### [What needs to be done]
Pictures do not belong in your copy. Repeat all the other data exactly.

### [Recorded data]
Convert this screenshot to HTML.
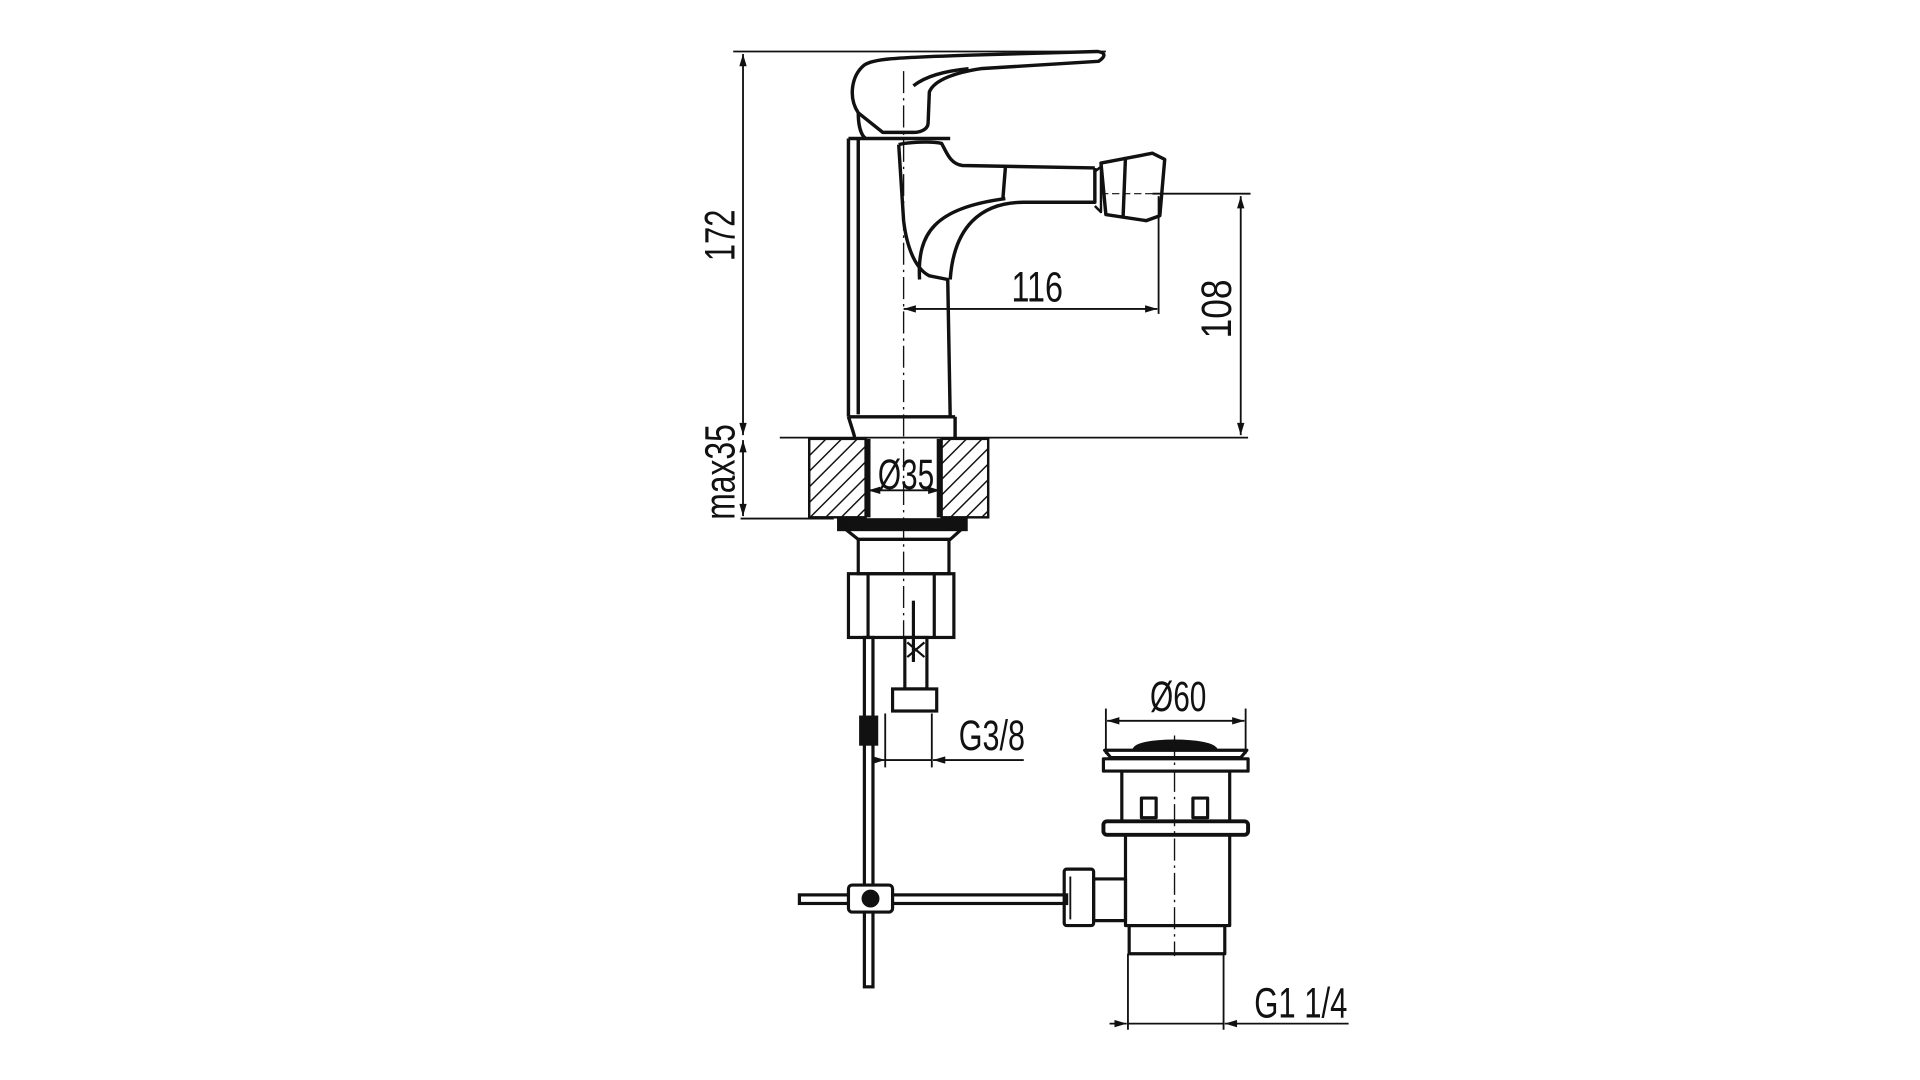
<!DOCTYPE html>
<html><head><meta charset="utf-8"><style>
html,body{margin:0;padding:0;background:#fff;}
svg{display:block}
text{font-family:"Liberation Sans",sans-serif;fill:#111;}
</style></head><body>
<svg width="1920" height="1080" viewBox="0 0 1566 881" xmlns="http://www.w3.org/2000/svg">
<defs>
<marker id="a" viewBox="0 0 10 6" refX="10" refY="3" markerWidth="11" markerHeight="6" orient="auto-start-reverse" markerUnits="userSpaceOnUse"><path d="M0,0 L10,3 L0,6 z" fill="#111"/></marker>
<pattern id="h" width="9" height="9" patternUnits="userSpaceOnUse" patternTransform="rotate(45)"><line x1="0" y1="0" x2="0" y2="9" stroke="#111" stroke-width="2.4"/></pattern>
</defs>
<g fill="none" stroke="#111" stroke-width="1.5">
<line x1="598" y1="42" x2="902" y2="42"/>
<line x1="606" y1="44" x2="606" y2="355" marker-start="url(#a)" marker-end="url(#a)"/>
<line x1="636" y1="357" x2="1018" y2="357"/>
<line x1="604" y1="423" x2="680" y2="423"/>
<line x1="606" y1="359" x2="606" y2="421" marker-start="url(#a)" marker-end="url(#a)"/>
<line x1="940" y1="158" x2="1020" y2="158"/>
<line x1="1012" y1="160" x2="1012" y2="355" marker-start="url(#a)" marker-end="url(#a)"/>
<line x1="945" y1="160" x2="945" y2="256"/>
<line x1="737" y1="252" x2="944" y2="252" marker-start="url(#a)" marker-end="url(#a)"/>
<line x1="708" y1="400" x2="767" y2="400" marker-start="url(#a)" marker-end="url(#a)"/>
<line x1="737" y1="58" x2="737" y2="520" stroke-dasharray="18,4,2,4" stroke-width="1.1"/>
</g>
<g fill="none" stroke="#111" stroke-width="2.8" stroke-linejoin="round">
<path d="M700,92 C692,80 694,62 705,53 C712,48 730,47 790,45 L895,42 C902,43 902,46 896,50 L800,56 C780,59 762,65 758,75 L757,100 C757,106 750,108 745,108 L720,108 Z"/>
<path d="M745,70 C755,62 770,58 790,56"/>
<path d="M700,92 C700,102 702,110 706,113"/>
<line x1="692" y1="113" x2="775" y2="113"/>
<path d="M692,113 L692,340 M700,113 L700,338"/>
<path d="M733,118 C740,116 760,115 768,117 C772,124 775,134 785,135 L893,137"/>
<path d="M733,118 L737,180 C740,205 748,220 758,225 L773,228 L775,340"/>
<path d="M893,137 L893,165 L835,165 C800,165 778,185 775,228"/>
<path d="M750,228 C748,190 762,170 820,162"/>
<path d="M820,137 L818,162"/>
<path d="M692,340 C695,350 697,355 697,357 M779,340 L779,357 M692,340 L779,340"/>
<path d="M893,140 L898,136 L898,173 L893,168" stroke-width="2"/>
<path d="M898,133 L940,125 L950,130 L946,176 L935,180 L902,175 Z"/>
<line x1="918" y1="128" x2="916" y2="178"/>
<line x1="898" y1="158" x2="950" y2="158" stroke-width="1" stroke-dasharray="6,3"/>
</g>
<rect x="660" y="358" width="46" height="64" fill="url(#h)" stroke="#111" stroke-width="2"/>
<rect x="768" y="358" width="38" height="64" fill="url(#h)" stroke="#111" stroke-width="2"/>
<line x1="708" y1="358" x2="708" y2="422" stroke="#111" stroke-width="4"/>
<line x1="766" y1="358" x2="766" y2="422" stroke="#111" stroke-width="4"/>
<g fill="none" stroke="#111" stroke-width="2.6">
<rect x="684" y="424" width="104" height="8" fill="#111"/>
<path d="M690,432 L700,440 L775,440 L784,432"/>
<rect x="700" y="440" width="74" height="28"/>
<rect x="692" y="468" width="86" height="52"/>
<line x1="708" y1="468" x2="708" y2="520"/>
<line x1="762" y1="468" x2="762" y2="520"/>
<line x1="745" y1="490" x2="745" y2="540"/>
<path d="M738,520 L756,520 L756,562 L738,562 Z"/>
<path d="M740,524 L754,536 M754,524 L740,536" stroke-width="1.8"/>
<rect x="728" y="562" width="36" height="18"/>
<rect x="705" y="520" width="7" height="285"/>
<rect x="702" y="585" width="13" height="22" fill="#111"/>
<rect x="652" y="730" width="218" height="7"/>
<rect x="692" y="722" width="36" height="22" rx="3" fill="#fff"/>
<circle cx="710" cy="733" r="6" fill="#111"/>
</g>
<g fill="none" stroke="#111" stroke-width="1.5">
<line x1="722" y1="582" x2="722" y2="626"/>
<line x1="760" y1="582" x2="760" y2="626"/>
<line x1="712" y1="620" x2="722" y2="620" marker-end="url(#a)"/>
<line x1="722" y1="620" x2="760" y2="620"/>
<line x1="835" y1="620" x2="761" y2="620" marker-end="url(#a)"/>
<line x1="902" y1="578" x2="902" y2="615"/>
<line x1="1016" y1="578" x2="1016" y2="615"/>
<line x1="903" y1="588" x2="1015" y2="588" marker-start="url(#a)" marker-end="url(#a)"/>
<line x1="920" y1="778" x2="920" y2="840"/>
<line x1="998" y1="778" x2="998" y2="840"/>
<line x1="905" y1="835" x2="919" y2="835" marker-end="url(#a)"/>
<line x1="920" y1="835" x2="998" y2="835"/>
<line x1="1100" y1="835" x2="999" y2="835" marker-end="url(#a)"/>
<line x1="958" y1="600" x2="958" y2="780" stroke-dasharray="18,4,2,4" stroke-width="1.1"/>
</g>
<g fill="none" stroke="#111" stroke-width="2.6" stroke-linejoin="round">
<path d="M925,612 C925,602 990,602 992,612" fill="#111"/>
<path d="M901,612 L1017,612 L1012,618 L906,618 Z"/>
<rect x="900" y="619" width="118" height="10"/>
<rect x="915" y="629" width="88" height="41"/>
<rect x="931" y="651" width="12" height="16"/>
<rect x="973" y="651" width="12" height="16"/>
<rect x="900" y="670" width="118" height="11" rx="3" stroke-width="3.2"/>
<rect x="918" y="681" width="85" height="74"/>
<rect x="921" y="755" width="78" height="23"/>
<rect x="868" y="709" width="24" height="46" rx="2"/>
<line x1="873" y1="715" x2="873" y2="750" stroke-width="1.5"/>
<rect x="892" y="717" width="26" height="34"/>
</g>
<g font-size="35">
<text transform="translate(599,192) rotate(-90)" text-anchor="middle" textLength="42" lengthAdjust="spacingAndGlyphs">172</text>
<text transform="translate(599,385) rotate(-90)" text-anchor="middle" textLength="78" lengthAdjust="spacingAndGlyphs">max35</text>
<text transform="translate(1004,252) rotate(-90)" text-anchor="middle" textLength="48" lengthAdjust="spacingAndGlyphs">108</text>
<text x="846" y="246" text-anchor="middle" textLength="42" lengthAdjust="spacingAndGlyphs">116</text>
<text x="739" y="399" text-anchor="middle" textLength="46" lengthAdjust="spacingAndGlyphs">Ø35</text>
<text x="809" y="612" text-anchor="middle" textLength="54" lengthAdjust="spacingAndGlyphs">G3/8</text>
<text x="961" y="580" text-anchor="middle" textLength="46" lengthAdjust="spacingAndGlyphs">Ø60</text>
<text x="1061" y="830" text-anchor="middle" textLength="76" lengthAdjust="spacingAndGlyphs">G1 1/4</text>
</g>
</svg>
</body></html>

### [Response below]
Convert this screenshot to HTML.
<!DOCTYPE html>
<html><head><meta charset="utf-8"><style>
html,body{margin:0;padding:0;background:#fff;}
svg{display:block}
text{font-family:"Liberation Sans",sans-serif;fill:#111;}
</style></head><body>
<svg width="1920" height="1080" viewBox="0 0 1566 881" xmlns="http://www.w3.org/2000/svg">
<defs>
<marker id="a" viewBox="0 0 10 6" refX="10" refY="3" markerWidth="11" markerHeight="6" orient="auto-start-reverse" markerUnits="userSpaceOnUse"><path d="M0,0 L10,3 L0,6 z" fill="#111"/></marker>
<pattern id="h" width="9" height="9" patternUnits="userSpaceOnUse" patternTransform="rotate(45)"><line x1="0" y1="0" x2="0" y2="9" stroke="#111" stroke-width="2.4"/></pattern>
</defs>
<g fill="none" stroke="#111" stroke-width="1.5">
<line x1="598" y1="42" x2="902" y2="42"/>
<line x1="606" y1="44" x2="606" y2="355" marker-start="url(#a)" marker-end="url(#a)"/>
<line x1="636" y1="357" x2="1018" y2="357"/>
<line x1="604" y1="423" x2="680" y2="423"/>
<line x1="606" y1="359" x2="606" y2="421" marker-start="url(#a)" marker-end="url(#a)"/>
<line x1="940" y1="158" x2="1020" y2="158"/>
<line x1="1012" y1="160" x2="1012" y2="355" marker-start="url(#a)" marker-end="url(#a)"/>
<line x1="945" y1="160" x2="945" y2="256"/>
<line x1="737" y1="252" x2="944" y2="252" marker-start="url(#a)" marker-end="url(#a)"/>
<line x1="708" y1="400" x2="767" y2="400" marker-start="url(#a)" marker-end="url(#a)"/>
<line x1="737" y1="58" x2="737" y2="520" stroke-dasharray="18,4,2,4" stroke-width="1.1"/>
</g>
<g fill="none" stroke="#111" stroke-width="2.8" stroke-linejoin="round">
<path d="M700,92 C692,80 694,62 705,53 C712,48 730,47 790,45 L895,42 C902,43 902,46 896,50 L800,56 C780,59 762,65 758,75 L757,100 C757,106 750,108 745,108 L720,108 Z"/>
<path d="M745,70 C755,62 770,58 790,56"/>
<path d="M700,92 C700,102 702,110 706,113"/>
<line x1="692" y1="113" x2="775" y2="113"/>
<path d="M692,113 L692,340 M700,113 L700,338"/>
<path d="M733,118 C740,116 760,115 768,117 C772,124 775,134 785,135 L893,137"/>
<path d="M733,118 L737,180 C740,205 748,220 758,225 L773,228 L775,340"/>
<path d="M893,137 L893,165 L835,165 C800,165 778,185 775,228"/>
<path d="M750,228 C748,190 762,170 820,162"/>
<path d="M820,137 L818,162"/>
<path d="M692,340 C695,350 697,355 697,357 M779,340 L779,357 M692,340 L779,340"/>
<path d="M893,140 L898,136 L898,173 L893,168" stroke-width="2"/>
<path d="M898,133 L940,125 L950,130 L946,176 L935,180 L902,175 Z"/>
<line x1="918" y1="128" x2="916" y2="178"/>
<line x1="898" y1="158" x2="950" y2="158" stroke-width="1" stroke-dasharray="6,3"/>
</g>
<rect x="660" y="358" width="46" height="64" fill="url(#h)" stroke="#111" stroke-width="2"/>
<rect x="768" y="358" width="38" height="64" fill="url(#h)" stroke="#111" stroke-width="2"/>
<line x1="708" y1="358" x2="708" y2="422" stroke="#111" stroke-width="4"/>
<line x1="766" y1="358" x2="766" y2="422" stroke="#111" stroke-width="4"/>
<g fill="none" stroke="#111" stroke-width="2.6">
<rect x="684" y="424" width="104" height="8" fill="#111"/>
<path d="M690,432 L700,440 L775,440 L784,432"/>
<rect x="700" y="440" width="74" height="28"/>
<rect x="692" y="468" width="86" height="52"/>
<line x1="708" y1="468" x2="708" y2="520"/>
<line x1="762" y1="468" x2="762" y2="520"/>
<line x1="745" y1="490" x2="745" y2="540"/>
<path d="M738,520 L756,520 L756,562 L738,562 Z"/>
<path d="M740,524 L754,536 M754,524 L740,536" stroke-width="1.8"/>
<rect x="728" y="562" width="36" height="18"/>
<rect x="705" y="520" width="7" height="285"/>
<rect x="702" y="585" width="13" height="22" fill="#111"/>
<rect x="652" y="730" width="218" height="7"/>
<rect x="692" y="722" width="36" height="22" rx="3" fill="#fff"/>
<circle cx="710" cy="733" r="6" fill="#111"/>
</g>
<g fill="none" stroke="#111" stroke-width="1.5">
<line x1="722" y1="582" x2="722" y2="626"/>
<line x1="760" y1="582" x2="760" y2="626"/>
<line x1="712" y1="620" x2="722" y2="620" marker-end="url(#a)"/>
<line x1="722" y1="620" x2="760" y2="620"/>
<line x1="835" y1="620" x2="761" y2="620" marker-end="url(#a)"/>
<line x1="902" y1="578" x2="902" y2="615"/>
<line x1="1016" y1="578" x2="1016" y2="615"/>
<line x1="903" y1="588" x2="1015" y2="588" marker-start="url(#a)" marker-end="url(#a)"/>
<line x1="920" y1="778" x2="920" y2="840"/>
<line x1="998" y1="778" x2="998" y2="840"/>
<line x1="905" y1="835" x2="919" y2="835" marker-end="url(#a)"/>
<line x1="920" y1="835" x2="998" y2="835"/>
<line x1="1100" y1="835" x2="999" y2="835" marker-end="url(#a)"/>
<line x1="958" y1="600" x2="958" y2="780" stroke-dasharray="18,4,2,4" stroke-width="1.1"/>
</g>
<g fill="none" stroke="#111" stroke-width="2.6" stroke-linejoin="round">
<path d="M925,612 C925,602 990,602 992,612" fill="#111"/>
<path d="M901,612 L1017,612 L1012,618 L906,618 Z"/>
<rect x="900" y="619" width="118" height="10"/>
<rect x="915" y="629" width="88" height="41"/>
<rect x="931" y="651" width="12" height="16"/>
<rect x="973" y="651" width="12" height="16"/>
<rect x="900" y="670" width="118" height="11" rx="3" stroke-width="3.2"/>
<rect x="918" y="681" width="85" height="74"/>
<rect x="921" y="755" width="78" height="23"/>
<rect x="868" y="709" width="24" height="46" rx="2"/>
<line x1="873" y1="715" x2="873" y2="750" stroke-width="1.5"/>
<rect x="892" y="717" width="26" height="34"/>
</g>
<g font-size="35">
<text transform="translate(599,192) rotate(-90)" text-anchor="middle" textLength="42" lengthAdjust="spacingAndGlyphs">172</text>
<text transform="translate(599,385) rotate(-90)" text-anchor="middle" textLength="78" lengthAdjust="spacingAndGlyphs">max35</text>
<text transform="translate(1004,252) rotate(-90)" text-anchor="middle" textLength="48" lengthAdjust="spacingAndGlyphs">108</text>
<text x="846" y="246" text-anchor="middle" textLength="42" lengthAdjust="spacingAndGlyphs">116</text>
<text x="739" y="399" text-anchor="middle" textLength="46" lengthAdjust="spacingAndGlyphs">Ø35</text>
<text x="809" y="612" text-anchor="middle" textLength="54" lengthAdjust="spacingAndGlyphs">G3/8</text>
<text x="961" y="580" text-anchor="middle" textLength="46" lengthAdjust="spacingAndGlyphs">Ø60</text>
<text x="1061" y="830" text-anchor="middle" textLength="76" lengthAdjust="spacingAndGlyphs">G1 1/4</text>
</g>
</svg>
</body></html>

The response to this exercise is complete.